Do you think you’ll do any posts on the beast fable genre? The symbolism and allegory talk reminded me of it
This is very beautiful - the post title alone just about made me weak-kneed. I'm a sacristan and it expressed the role so deeply on a much higher level than I had ever thought of. Thank you for that, and for all the other symbols of the church. I confess that it will be hard to imagine that in my Novus Ordo parish - I don't go there by choice but because I don't have access to the Vetus Ordo while I take care of my elderly father. Your explanation of the church's symbols also speak of the importance of real sacred architecture, which is sorely missing in the US - at least mostly in the western states (except for the old mission churches in California and New Mexico).

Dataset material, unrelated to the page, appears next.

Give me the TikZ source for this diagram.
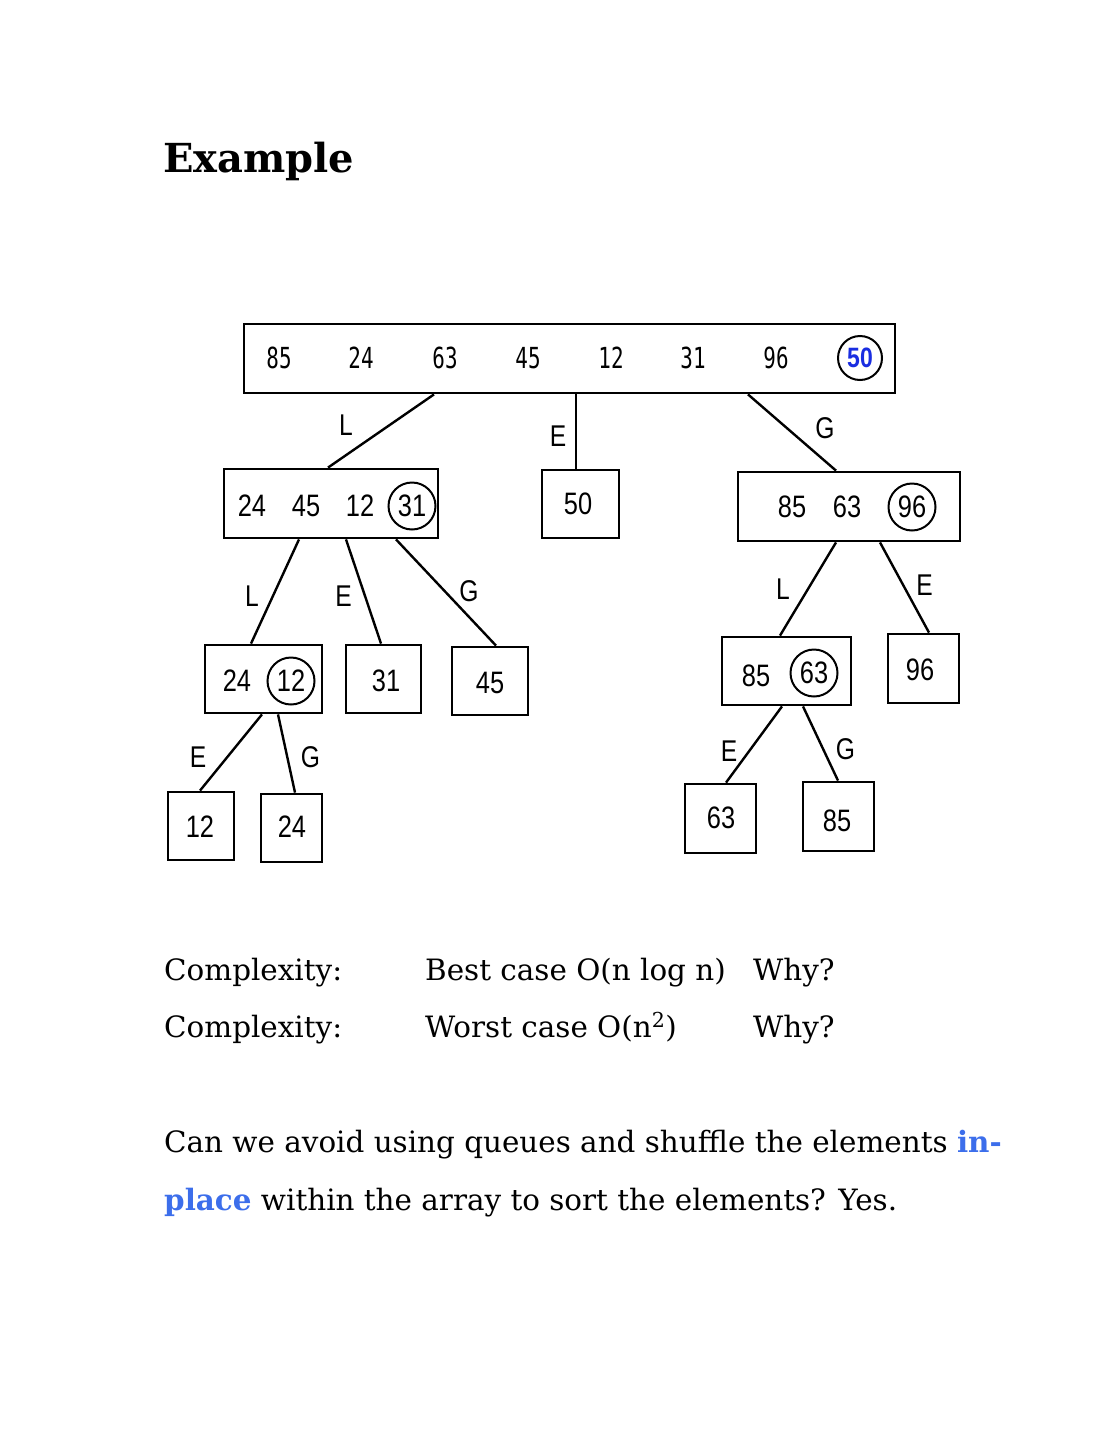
\documentclass[tikz,border=0pt]{standalone}
\usepackage{fontspec}
\setmainfont{DejaVu Serif}
\newfontfamily\numfont[FakeStretch=0.82]{Liberation Sans}
\newfontfamily\rowfont[FakeStretch=0.72]{DejaVu Sans Mono}
\usepackage{xcolor}
\definecolor{pivotblue}{RGB}{25, 45, 225}
\definecolor{inplaceblue}{RGB}{60, 110, 235}
\usetikzlibrary{positioning}

\tikzset{
    box/.style={draw, line width=2.8pt, inner sep=0pt},
    num/.style={font=\numfont\fontsize{31}{32}\selectfont, inner sep=0pt},
    rownum/.style={font=\rowfont\fontsize{29}{30}\selectfont, inner sep=0pt},
    ring/.style={draw, circle, line width=2pt, minimum size=47pt, inner sep=0pt},
    link/.style={line width=2.4pt},
    lab/.style={font=\numfont\fontsize{30}{32}\selectfont, inner sep=0pt},
    txt/.style={anchor=base west, inner sep=0pt, font=\fontsize{29.4}{36}\selectfont},
}

\begin{document}
\begin{tikzpicture}[x=1pt, y=-1pt]
    \useasboundingbox (0,0) rectangle (1113,1440);

    % Title
    \node[anchor=base west, inner sep=0pt, font=\fontsize{40}{48}\selectfont\bfseries] (title) at (163,172) {Example};

    % Input array, pivot circled
    \node[box, minimum width=651pt, minimum height=69pt] (arr) at (569.5,358.5) {};
    \foreach \x/\v in {279/85, 361/24, 445/63, 528/45, 611/12, 693/31, 776/96} {
        \node[rownum] at (\x,358) {\v};
    }
    \node[ring, minimum size=44pt, text=pivotblue, font=\numfont\fontsize{28}{30}\selectfont\bfseries] (p50) at (860,358) {50};

    % Second level
    \node[box, minimum width=214pt, minimum height=69pt] (lo) at (331,503.5) {};
    \foreach \x/\v in {252/24, 306/45, 360/12} {
        \node[num] at (\x,506) {\v};
    }
    \node[ring, num] (p31) at (412,506) {31};

    \node[box, minimum width=77pt, minimum height=68pt] (eq) at (580.5,504) {};
    \node[num] at (578,504) {50};

    \node[box, minimum width=222pt, minimum height=69pt] (hi) at (849,506.5) {};
    \foreach \x/\v in {792/85, 847/63} {
        \node[num] at (\x,507) {\v};
    }
    \node[ring, num] (p96) at (912,507) {96};

    % Third level
    \node[box, minimum width=117pt, minimum height=68pt] (lolo) at (263.5,679) {};
    \node[num] at (237,681) {24};
    \node[ring, num] (p12) at (291,681) {12};
    \node[box, minimum width=75pt, minimum height=68pt] (loeq) at (383.5,679) {};
    \node[num] at (386,681) {31};
    \node[box, minimum width=76pt, minimum height=68pt] (logt) at (490,681) {};
    \node[num] at (490,683) {45};

    \node[box, minimum width=129pt, minimum height=68pt] (hilo) at (786.5,671) {};
    \node[num] at (756,676) {85};
    \node[ring, num] (p63) at (814,673) {63};
    \node[box, minimum width=71pt, minimum height=69pt] (hieq) at (923.5,668.5) {};
    \node[num] at (920,670) {96};

    % Fourth level
    \node[box, minimum width=66pt, minimum height=68pt] (lololo) at (201,826) {};
    \node[num] at (200,827) {12};
    \node[box, minimum width=61pt, minimum height=68pt] (lologt) at (291.5,828) {};
    \node[num] at (292,827) {24};
    \node[box, minimum width=71pt, minimum height=69pt] (hiloeq) at (720.5,818.5) {};
    \node[num] at (721,818) {63};
    \node[box, minimum width=71pt, minimum height=69pt] (hilogt) at (838.5,816.5) {};
    \node[num] at (837,821) {85};

    % Partition links
    \draw[link] ([xshift=-135.5pt]arr.south) -- node[lab, xshift=-35pt, yshift=6pt] {L} ([xshift=-3pt]lo.north);
    \draw[link] ([xshift=6.5pt]arr.south) -- node[lab, xshift=-18pt, yshift=-5pt] {E} ([xshift=-4.5pt]eq.north);
    \draw[link] ([xshift=178.5pt]arr.south) -- node[lab, xshift=33pt, yshift=4pt] {G} ([xshift=-13pt]hi.north);

    \draw[link] ([xshift=-32pt]lo.south) -- node[lab, xshift=-23pt, yshift=-5pt] {L} ([xshift=-12.5pt]lolo.north);
    \draw[link] ([xshift=15pt]lo.south) -- node[lab, xshift=-20pt, yshift=-5pt] {E} ([xshift=-2.5pt]loeq.north);
    \draw[link] ([xshift=65pt]lo.south) -- node[lab, xshift=23pt, yshift=1pt] {G} ([xshift=6pt]logt.north);

    \draw[link] ([xshift=-13pt]hi.south) -- node[lab, xshift=-25pt] {L} ([xshift=-6.5pt]hilo.north);
    \draw[link] ([xshift=31pt]hi.south) -- node[lab, xshift=20pt, yshift=2pt] {E} ([xshift=5.5pt]hieq.north);

    \draw[link] ([xshift=-1.5pt]lolo.south) -- node[lab, xshift=-33pt, yshift=-5pt] {E} ([xshift=-1pt]lololo.north);
    \draw[link] ([xshift=14.5pt]lolo.south) -- node[lab, xshift=24pt, yshift=-4pt] {G} ([xshift=3.5pt]lologt.north);

    \draw[link] ([xshift=-4.5pt]hilo.south) -- node[lab, xshift=-25pt, yshift=-7pt] {E} ([xshift=5.5pt]hiloeq.north);
    \draw[link] ([xshift=16.5pt]hilo.south) -- node[lab, xshift=25pt, yshift=-6pt] {G} ([xshift=-0.5pt]hilogt.north);

    % Complexity
    \node[txt] (cx1) at (164,980) {Complexity:};
    \node[txt] (best) at (425,980) {Best case O(n log n)};
    \node[txt] (why1) at (753,980) {Why?};
    \node[txt] (cx2) at (164,1037) {Complexity:};
    \node[txt] (worst) at (425,1037) {Worst case O(n\textsuperscript{2})};
    \node[txt] (why2) at (753,1037) {Why?};

    % Closing question
    \node[txt] (q1) at (164,1152) {Can we avoid using queues and shuffle the elements \textcolor{inplaceblue}{\bfseries in-}};
    \node[txt] (q2) at (164,1210) {\textcolor{inplaceblue}{\bfseries place} within the array to sort the elements? Yes.};
\end{tikzpicture}
\end{document}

My church is a hideous dark brown wooden structure that looks like a badly-constructed barn from the outside (circa 1969). The inside is an amphitheater, so there are no walls or pillars. Only in the last 3 years have they placed the tabernacle in back of the altar instead of at the side of the altar area. It is really pitiable and a great source of spiritual anguish, so I keep my eyes closed much of the time, and ears plugged when the horrible music is performed - and hope for the day that I might return to the Mass of the Ages. In so many ways, your posts help me adjust my thinking and seeing. I so appreciate them.